Best known for discovering the Higgs Boson particle a few years back, the Large Hadron Collider is the most powerful (and famous) particle accelerator in the world. The data CERN has released from it totals 300 terabytes, representing about half the total LHC data gathered in 2011. Of particular interest to many might be the inclusion of more than 100 terabytes of data on proton collisions at 7 TeV, according to CERN. The last such data release from CERN was in November 2011, but comprised only around 27 terabytes.

Once you’ve installed the VM (just click on “Install your Virtual Machine” and follow the instructions), you can begin analyzing the data from the Compact Muon Solenoid (CMS) even if you don’t otherwise have access to the specific software that would usually be necessary to process data of this kind — it comes preloaded on the Virtual Machine.

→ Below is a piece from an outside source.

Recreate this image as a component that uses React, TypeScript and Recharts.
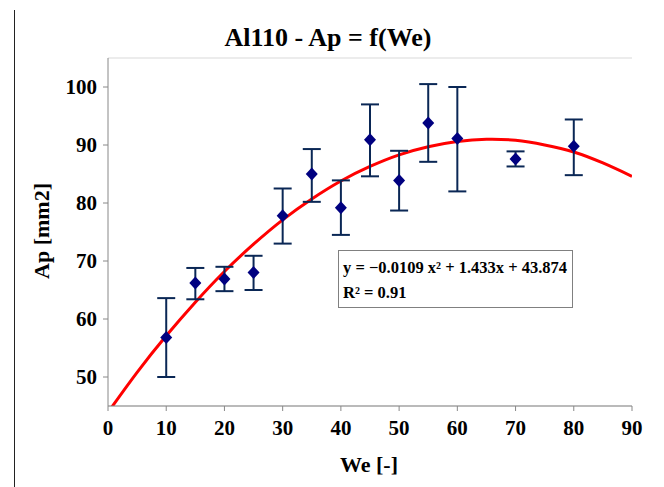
import { ComposedChart, Line, Scatter, ErrorBar, XAxis, YAxis, CartesianGrid } from 'recharts'

// measured points: Weber number, mean area and the error bar ends
const weValues = [10, 15, 20, 25, 30, 35, 40, 45, 50, 55, 60, 70, 80]
const apMeans = [56.8, 66.2, 66.9, 68.0, 77.8, 85.0, 79.2, 90.9, 83.9, 93.8, 91.1, 87.6, 89.8]
const apLow = [50.0, 63.4, 64.8, 65.0, 73.0, 80.2, 74.5, 84.6, 78.7, 87.1, 82.0, 86.3, 84.8]
const apHigh = [63.6, 68.8, 69.0, 70.9, 82.5, 89.3, 83.9, 97.0, 89.0, 100.5, 100.0, 88.9, 94.4]

// polynomial trend line
const trendWe = [0, 5, 10, 15, 20, 25, 30, 35, 40, 45, 50, 55, 60, 65, 70, 75, 80, 85, 90]
const trendAp = [43.9, 50.8, 57.1, 62.9, 68.2, 72.9, 77.1, 80.7, 83.8, 86.3, 88.3, 89.7, 90.6, 91.0, 90.8, 90.0, 88.8, 86.9, 84.6]

const xTicks = [0, 10, 20, 30, 40, 50, 60, 70, 80, 90]
const yTicks = [50, 60, 70, 80, 90, 100]

const points = weValues.map((we, i) => ({
    we,
    ap: apMeans[i],
    err: [apMeans[i] - apLow[i], apHigh[i] - apMeans[i]],
}))
const trend = trendWe.map((we, i) => ({ we, ap: trendAp[i] }))

const FONT = '"Liberation Serif", "Times New Roman", serif'
const tickStyle = { fontSize: 21, fontWeight: 700, fill: '#000', fontFamily: FONT }

const Diamond = (props: any) => {
    const { cx, cy } = props
    if (cx == null || cy == null) return null
    const w = 6
    const h = 6.5
    return (
        <polygon
            points={`${cx},${cy - h} ${cx + w},${cy} ${cx},${cy + h} ${cx - w},${cy}`}
            fill="#000080"
        />
    )
}

export default function App() {
    return (
        <div style={{ position: 'absolute', left: 0, top: 0, width: 664, height: 487, background: '#fff', fontFamily: FONT }}>
            <div style={{ position: 'absolute', left: 14, top: 10, width: 1, height: 477, background: '#222' }} />
            <ComposedChart width={664} height={487} margin={{ top: 58, right: 32, bottom: 51, left: 48 }}>
                <CartesianGrid vertical={false} stroke="#d9d9d9" strokeWidth={1} />
                <XAxis
                    xAxisId="main"
                    type="number"
                    dataKey="we"
                    domain={[0, 90]}
                    ticks={xTicks}
                    height={30}
                    stroke="#888"
                    tickSize={5}
                    tickMargin={9}
                    tick={tickStyle}
                    allowDataOverflow
                />
                <XAxis xAxisId="top" orientation="top" type="number" domain={[0, 90]} height={0} tick={false} tickLine={false} stroke="#888" />
                <YAxis
                    yAxisId="main"
                    type="number"
                    domain={[45, 105]}
                    ticks={yTicks}
                    width={60}
                    stroke="#888"
                    tickSize={5}
                    tickMargin={6}
                    tick={tickStyle}
                    allowDataOverflow
                />
                <YAxis yAxisId="right" orientation="right" type="number" domain={[45, 105]} width={0} tick={false} tickLine={false} stroke="#888" />
                <Line
                    xAxisId="main"
                    yAxisId="main"
                    data={trend}
                    dataKey="ap"
                    type="natural"
                    stroke="#ff0000"
                    strokeWidth={3}
                    dot={false}
                    activeDot={false}
                    isAnimationActive={false}
                />
                <Scatter
                    xAxisId="main"
                    yAxisId="main"
                    data={points}
                    dataKey="ap"
                    shape={<Diamond />}
                    isAnimationActive={false}
                >
                    <ErrorBar dataKey="err" direction="y" width={9} stroke="#0a2755" strokeWidth={2} isAnimationActive={false} />
                </Scatter>
            </ComposedChart>
            <div style={{ position: 'absolute', left: 0, width: 664, top: 23, textAlign: 'center', fontSize: 26, fontWeight: 700, lineHeight: '30px' }}>
                <span style={{ position: 'relative', left: -4 }}>Al110 - Ap = f(We)</span>
            </div>
            <div style={{ position: 'absolute', left: 269, width: 200, top: 452, textAlign: 'center', fontSize: 22, fontWeight: 700, lineHeight: '26px' }}>
                We [-]
            </div>
            <div
                style={{
                    position: 'absolute',
                    left: 42,
                    top: 231,
                    transform: 'translate(-50%, -50%) rotate(-90deg)',
                    fontSize: 22,
                    fontWeight: 700,
                    whiteSpace: 'nowrap',
                    lineHeight: '26px',
                }}
            >
                Ap [mm2]
            </div>
            <div
                style={{
                    position: 'absolute',
                    left: 338,
                    top: 250,
                    width: 235,
                    height: 58,
                    border: '1px solid #808080',
                    background: '#fff',
                    fontSize: 16.5,
                    fontWeight: 700,
                    lineHeight: '25px',
                    padding: '4px 0 0 4px',
                    boxSizing: 'border-box',
                    whiteSpace: 'nowrap',
                }}
            >
                <div>y = −0.0109 x² + 1.433x + 43.874</div>
                <div>R² = 0.91</div>
            </div>
        </div>
    )
}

You can then choose to work on either a primary dataset or a reduced (derived) dataset.

“Members of the CMS Collaboration put in lots of effort and thousands of person-hours each of service work in order to operate the CMS detector and collect these research data for our analysis,” said Kati Lassila-Perini, a CMS physicist in charge of data-preservation, in a statement. “However, once we’ve exhausted our exploration of the data, we see no reason not to make them available publicly. The benefits are numerous, from inspiring high-school students to the training of the particle physicists of tomorrow. And personally, as CMS’s data-preservation coordinator, this is a crucial part of ensuring the long-term availability of our research data.”

CERN representatives also expressed a desire for fresh eyes on the data, saying that releasing information in such vast quantities helped foster a spirit of collaboration and thus facilitate more discoveries.

“We are very pleased that we can make all these data publicly available,” Lassila-Perini said in the statement. “We look forward to how they are utilised outside our collaboration, for research as well as for building educational tools.”